Others tried to make their savings literally edible or usable. A hog that could be sold in pieces, a cellar stacked with coal, a bolt of cloth that could become work shirts—these were ways to store tomorrow’s options in forms that couldn’t suddenly close at 3 p.m. on a Tuesday. Households quietly weighed trade‑offs: currency was flexible but fragile; canned peaches were inflexible but certain.

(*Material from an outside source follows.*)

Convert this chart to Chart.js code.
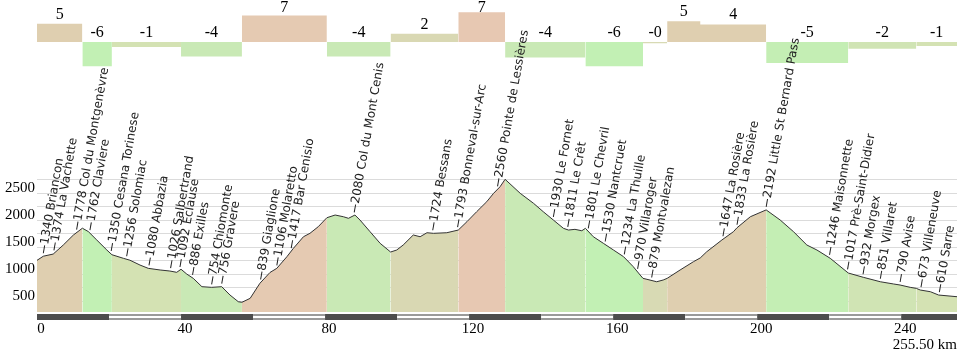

Communities also built small, rule‑bound pools of resilience. Some towns created “community chests” that sat between charity and insurance: you contributed when you could, drew on them when you had to, and justified it with shared membership rather than personal need alone. Structurally, they looked less like piggy banks and more like tiny, human‑run operating systems: inputs, permissions, logs of who got what and why. Over time, the people who ran these systems—pastors, grocers, union stewards, club treasurers—became as crucial to local stability as any formal banker.

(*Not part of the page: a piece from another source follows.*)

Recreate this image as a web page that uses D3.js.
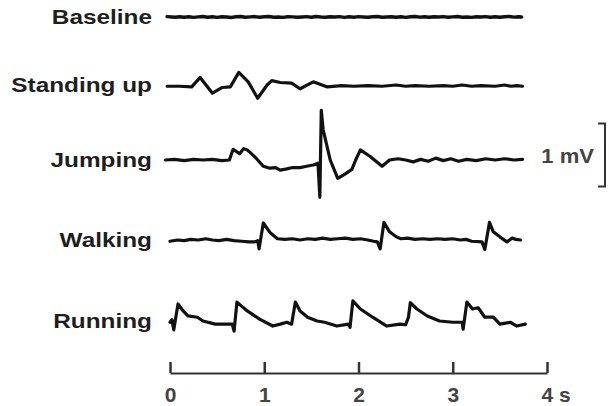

Depression‑era “savers” treated their whole town like a layered toolkit. One family might split their efforts three ways: a small stash of bills at home for emergencies, a share in the church’s relief fund, and a cow they co‑owned with cousins on the edge of town. If prices swung or a job disappeared, at least one layer usually still worked. Others quietly diversified *within* their own walls. A seamstress might keep extra fabric not just for sewing, but because she knew cloth could be traded for bread faster than a distant check could clear. Coal haulers sometimes accepted partial payment in kind—half cash, half future favors—because keeping a customer warm all winter beat chasing a perfect but unlikely profit. In some neighborhoods, kids became tiny portfolio managers, storing marbles, bottle caps, or spare buttons they could swap at school, knowing that a lost nickel at home didn’t have to end the game; value still lived in their pockets.

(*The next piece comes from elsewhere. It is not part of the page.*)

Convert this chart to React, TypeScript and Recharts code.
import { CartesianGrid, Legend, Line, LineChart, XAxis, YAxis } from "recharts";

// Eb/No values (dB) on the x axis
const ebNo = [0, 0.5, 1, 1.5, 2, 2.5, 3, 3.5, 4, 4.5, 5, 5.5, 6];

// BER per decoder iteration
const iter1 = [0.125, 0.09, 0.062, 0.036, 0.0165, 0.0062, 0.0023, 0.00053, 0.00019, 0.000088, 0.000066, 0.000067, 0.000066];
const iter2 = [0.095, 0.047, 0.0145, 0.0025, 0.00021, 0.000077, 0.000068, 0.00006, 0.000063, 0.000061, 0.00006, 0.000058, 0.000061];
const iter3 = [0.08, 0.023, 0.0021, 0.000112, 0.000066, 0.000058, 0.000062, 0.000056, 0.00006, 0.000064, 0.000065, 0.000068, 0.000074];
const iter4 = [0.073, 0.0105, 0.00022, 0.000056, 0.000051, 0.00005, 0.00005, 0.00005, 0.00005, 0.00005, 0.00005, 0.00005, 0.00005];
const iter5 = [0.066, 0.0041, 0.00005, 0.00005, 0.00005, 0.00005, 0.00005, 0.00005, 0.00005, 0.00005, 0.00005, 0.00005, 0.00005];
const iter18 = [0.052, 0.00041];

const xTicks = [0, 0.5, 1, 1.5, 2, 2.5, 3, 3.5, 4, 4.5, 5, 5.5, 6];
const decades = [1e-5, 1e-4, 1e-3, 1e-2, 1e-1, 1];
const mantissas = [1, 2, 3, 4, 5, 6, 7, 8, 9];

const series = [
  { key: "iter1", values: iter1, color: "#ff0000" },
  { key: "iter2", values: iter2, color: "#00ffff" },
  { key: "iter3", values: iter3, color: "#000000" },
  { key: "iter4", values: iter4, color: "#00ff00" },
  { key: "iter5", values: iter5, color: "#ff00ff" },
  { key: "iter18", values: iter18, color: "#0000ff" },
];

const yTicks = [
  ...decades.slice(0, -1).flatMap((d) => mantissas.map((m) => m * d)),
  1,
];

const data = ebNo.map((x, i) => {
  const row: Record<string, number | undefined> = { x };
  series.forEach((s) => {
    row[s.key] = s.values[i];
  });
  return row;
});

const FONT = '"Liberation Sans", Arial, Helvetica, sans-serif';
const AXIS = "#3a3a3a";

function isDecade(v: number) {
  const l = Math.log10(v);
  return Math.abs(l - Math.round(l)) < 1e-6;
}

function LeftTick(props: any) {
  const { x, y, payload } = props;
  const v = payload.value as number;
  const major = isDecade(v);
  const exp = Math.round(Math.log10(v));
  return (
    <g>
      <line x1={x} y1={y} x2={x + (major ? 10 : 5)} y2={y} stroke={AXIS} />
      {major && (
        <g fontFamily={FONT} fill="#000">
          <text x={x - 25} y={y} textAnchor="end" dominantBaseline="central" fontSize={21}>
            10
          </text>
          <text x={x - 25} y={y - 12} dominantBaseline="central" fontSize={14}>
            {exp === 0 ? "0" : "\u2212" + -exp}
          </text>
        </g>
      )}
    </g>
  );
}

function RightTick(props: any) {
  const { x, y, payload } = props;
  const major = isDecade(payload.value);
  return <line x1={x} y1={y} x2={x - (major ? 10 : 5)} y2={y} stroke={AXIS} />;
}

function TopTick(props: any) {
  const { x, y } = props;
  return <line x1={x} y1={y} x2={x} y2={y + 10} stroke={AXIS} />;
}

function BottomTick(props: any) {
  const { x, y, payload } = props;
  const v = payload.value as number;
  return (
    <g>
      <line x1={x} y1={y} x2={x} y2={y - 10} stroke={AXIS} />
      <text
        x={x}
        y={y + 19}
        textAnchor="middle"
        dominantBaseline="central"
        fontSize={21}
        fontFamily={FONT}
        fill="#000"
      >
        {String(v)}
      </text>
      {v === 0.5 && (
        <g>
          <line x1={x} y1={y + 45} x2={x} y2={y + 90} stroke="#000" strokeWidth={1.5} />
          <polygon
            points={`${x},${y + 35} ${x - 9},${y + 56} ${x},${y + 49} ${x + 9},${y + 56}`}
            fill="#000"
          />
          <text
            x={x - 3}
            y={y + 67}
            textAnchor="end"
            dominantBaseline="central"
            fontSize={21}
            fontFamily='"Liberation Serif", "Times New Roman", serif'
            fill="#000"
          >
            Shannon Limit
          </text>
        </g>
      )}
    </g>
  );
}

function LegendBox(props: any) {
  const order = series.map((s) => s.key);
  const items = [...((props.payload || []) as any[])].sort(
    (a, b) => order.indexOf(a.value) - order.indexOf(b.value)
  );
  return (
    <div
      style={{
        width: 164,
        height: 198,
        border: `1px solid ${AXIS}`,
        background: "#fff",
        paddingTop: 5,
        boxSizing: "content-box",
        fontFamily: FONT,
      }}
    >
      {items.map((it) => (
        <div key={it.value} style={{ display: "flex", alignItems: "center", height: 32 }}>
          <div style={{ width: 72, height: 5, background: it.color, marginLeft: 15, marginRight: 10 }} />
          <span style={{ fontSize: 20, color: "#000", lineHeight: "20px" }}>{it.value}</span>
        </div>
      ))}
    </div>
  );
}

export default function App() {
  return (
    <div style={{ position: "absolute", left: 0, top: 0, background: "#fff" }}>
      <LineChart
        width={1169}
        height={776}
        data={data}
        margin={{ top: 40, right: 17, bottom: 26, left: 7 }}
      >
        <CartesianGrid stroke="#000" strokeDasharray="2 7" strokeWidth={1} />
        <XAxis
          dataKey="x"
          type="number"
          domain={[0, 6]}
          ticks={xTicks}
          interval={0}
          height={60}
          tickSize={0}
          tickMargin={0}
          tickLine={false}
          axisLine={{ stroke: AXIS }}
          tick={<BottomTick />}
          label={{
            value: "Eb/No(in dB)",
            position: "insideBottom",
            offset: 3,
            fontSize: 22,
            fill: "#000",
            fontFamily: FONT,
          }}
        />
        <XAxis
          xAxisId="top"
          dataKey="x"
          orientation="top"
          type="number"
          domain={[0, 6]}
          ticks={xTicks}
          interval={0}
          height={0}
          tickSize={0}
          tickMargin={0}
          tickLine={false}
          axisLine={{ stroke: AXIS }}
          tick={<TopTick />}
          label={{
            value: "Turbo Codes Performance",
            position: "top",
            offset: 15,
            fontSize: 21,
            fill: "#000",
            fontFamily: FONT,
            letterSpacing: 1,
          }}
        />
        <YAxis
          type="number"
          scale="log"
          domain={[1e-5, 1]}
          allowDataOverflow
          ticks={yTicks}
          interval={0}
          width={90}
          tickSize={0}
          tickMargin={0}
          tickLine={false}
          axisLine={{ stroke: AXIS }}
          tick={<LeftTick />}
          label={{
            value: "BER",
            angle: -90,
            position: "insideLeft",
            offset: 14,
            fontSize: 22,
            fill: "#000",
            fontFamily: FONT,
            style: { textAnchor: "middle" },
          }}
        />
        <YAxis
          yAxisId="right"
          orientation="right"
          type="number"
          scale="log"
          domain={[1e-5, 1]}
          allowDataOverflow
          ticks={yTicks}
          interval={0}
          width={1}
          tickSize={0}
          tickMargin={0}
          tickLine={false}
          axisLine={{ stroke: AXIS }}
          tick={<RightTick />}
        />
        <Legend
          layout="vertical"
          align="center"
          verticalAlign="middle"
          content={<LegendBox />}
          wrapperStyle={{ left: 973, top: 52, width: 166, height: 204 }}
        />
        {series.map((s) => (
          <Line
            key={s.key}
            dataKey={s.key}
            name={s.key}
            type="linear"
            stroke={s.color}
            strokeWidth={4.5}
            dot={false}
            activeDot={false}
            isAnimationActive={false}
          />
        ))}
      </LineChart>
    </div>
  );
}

Crisis-era saving hints at a blueprint for today’s digital lives. When money feels shaky, people don’t just retreat; they redraw where “value” lives. In a world of banking apps, game currencies, loyalty points, and tokenized assets, we’re quietly running parallel ledgers already. The open question is who writes the rules. Do we accept opaque platforms, or design systems where communities can see, edit, and fork the code of their own future “safety drawers”?
Depression‑era tricks hint at a modern question: if your bank app blinked out tomorrow, where would your next month of choices “live”? Skills, trusted groups, and tools you own outright behave like quiet reserve lines. Your challenge this week: map three non‑money reserves you already have, and one you’d like to build before the next shock arrives.